In terms of framerate, you might pick up a couple of frames and I can assure you, you will not notice them. You will notice, however, the difference in sound quality. You won't be able to stand onboard audio again.

P5YcHoM4N
10th April 2006, 03:30
I'd say go for the X-Fi. Audio wise it kicks the crap out of the other cards you mentioned. I only got the X-Fi because the onboard on my EPoX was on the way out. Now nothing sounds even close to how amazing this thing does. And the audio crystalizer really makes audio sound even sweeter (unless you're playing a game with piss poor audio quality such as HL, in which case it just makes major distortion, so it's best to turn it off if you play games like that).

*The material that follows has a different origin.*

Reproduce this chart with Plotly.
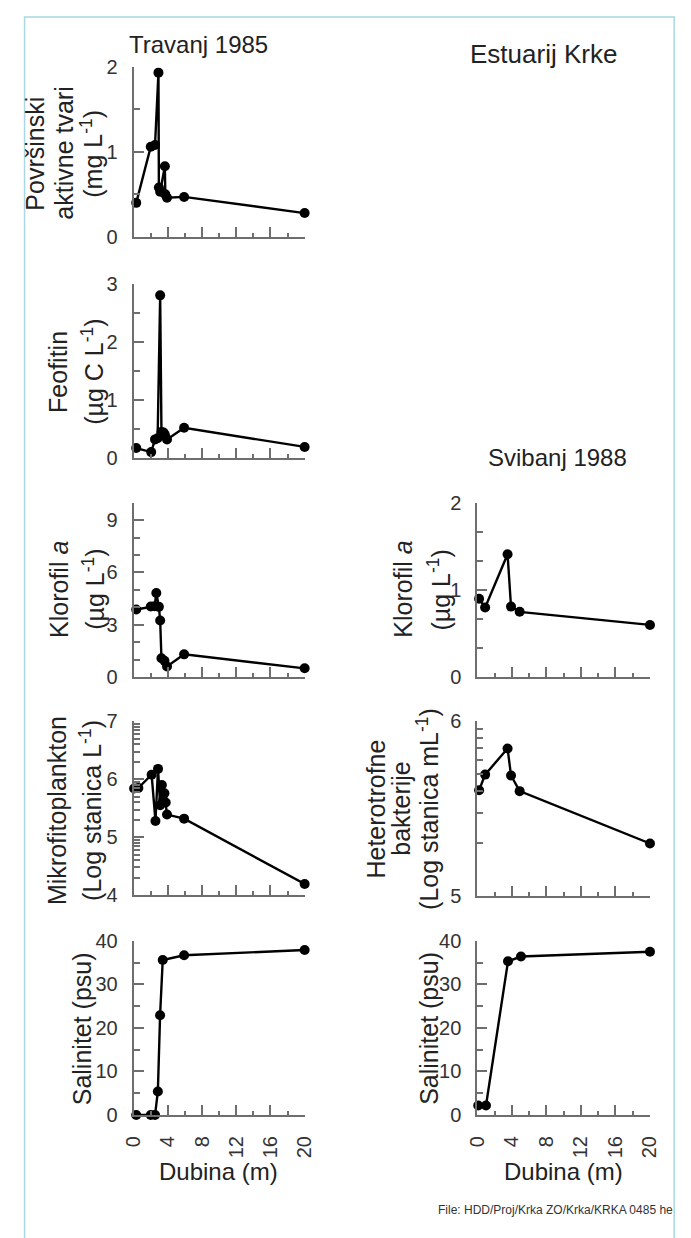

Plus if you combine it with a great set of speakers... <3 You'll never want to go back. I cry every time I hear sound (more so music) over cheap speakers and/or sound card now because it just sounds so flat.

SladiVadi
10th April 2006, 05:41
Hi!
Don't go for the Audiygy2 if you plan to hook it up to a multichannel hi-fi setup. The subwoofer output is to low. They fixed it with the Xi-Fi.


Vadi


edit:
If you only need stereo then an EMU 0404 is a MUCH better card.

Roadie
10th April 2006, 20:22
X-Fi!!!

ajp71
10th April 2006, 21:11
You won't notice the difference in performance but you will notice a huge increase in sound quality.

richardatkinson
11th April 2006, 21:48
I'm planning on picking up a HDA X-Plosion card when i get the money, and i'd reccomend it to anyone looking for an alternative to a X-Fi. It's perfect for me, as it has a THX and DD encoder built in, so that means i can plug it directly into my Z5500's with an optical or coax. The only place where this card falls short is in the EAX department. Like all other non-creative sound cards, it can only use EAX 2. However, there's a push on game developers to OpenAL as an alternative to eax.

Bob Smith
11th April 2006, 22:39
I'm using this, no silly surround rubbish: http://www.m-audio.com/products/en_us/Audiophile2496-main.html

I'm not convinced to any differences in sound quality, I recently upgraded to this from on-board sound and even using a £40 interconnect there's only a subtle difference (running through a grands worth of stereo audio gear). That's testing high-bitrate mp3s though, don't care about all these sound technologies they keep making up for games.

dUmAsS
12th April 2006, 06:33
I'm using this, no silly surround rubbish: http://www.m-audio.com/products/en_us/Audiophile2496-main.html

I'm not convinced to any differences in sound quality, I recently upgraded to this from on-board sound and even using a £40 interconnect there's only a subtle difference (running through a grands worth of stereo audio gear). That's testing high-bitrate mp3s though, don't care about all these sound technologies they keep making up for games.
you didnt notice a difference because you went from onboard to close enough onboard ;) that m-audio card looks empty compared to a x-fi :)

shim
12th April 2006, 06:38
i got a Maudio card (delta 410 from memory) in one of me other computers which i use for recording.. never tryed playin games with it.. :P

btw for a gamer, the X-Fi for the win..

P5YcHoM4N
12th April 2006, 21:27
The best sound cards ever are ~£800 a pop, perfect for audio. I so want one (a guy I know at uni has one because his doing an A/V course), sounds amazing, but at £800 a time... I could build a new PC for that XD

Albieg
13th April 2006, 20:07
Personally I would never buy a pro or semipro audio soundcard to play. I own an Esi-Pro Waveterminal 192X, which is considered a reference card for the price range, and I'm VERY fine with that, as long as audio quality and music making is involved. Great converters, the difference with Creative Labs cards is huge, but the drivers are suited for audio productions and lack any kind of directx acceleration. For what I do it's okay, but if you're into gaming stick with general purpose cards. It's quite silly to have excellent low latency ASIO drivers and high quality 192 KHz 24 Bit DAC and ADC converters if you don't use them.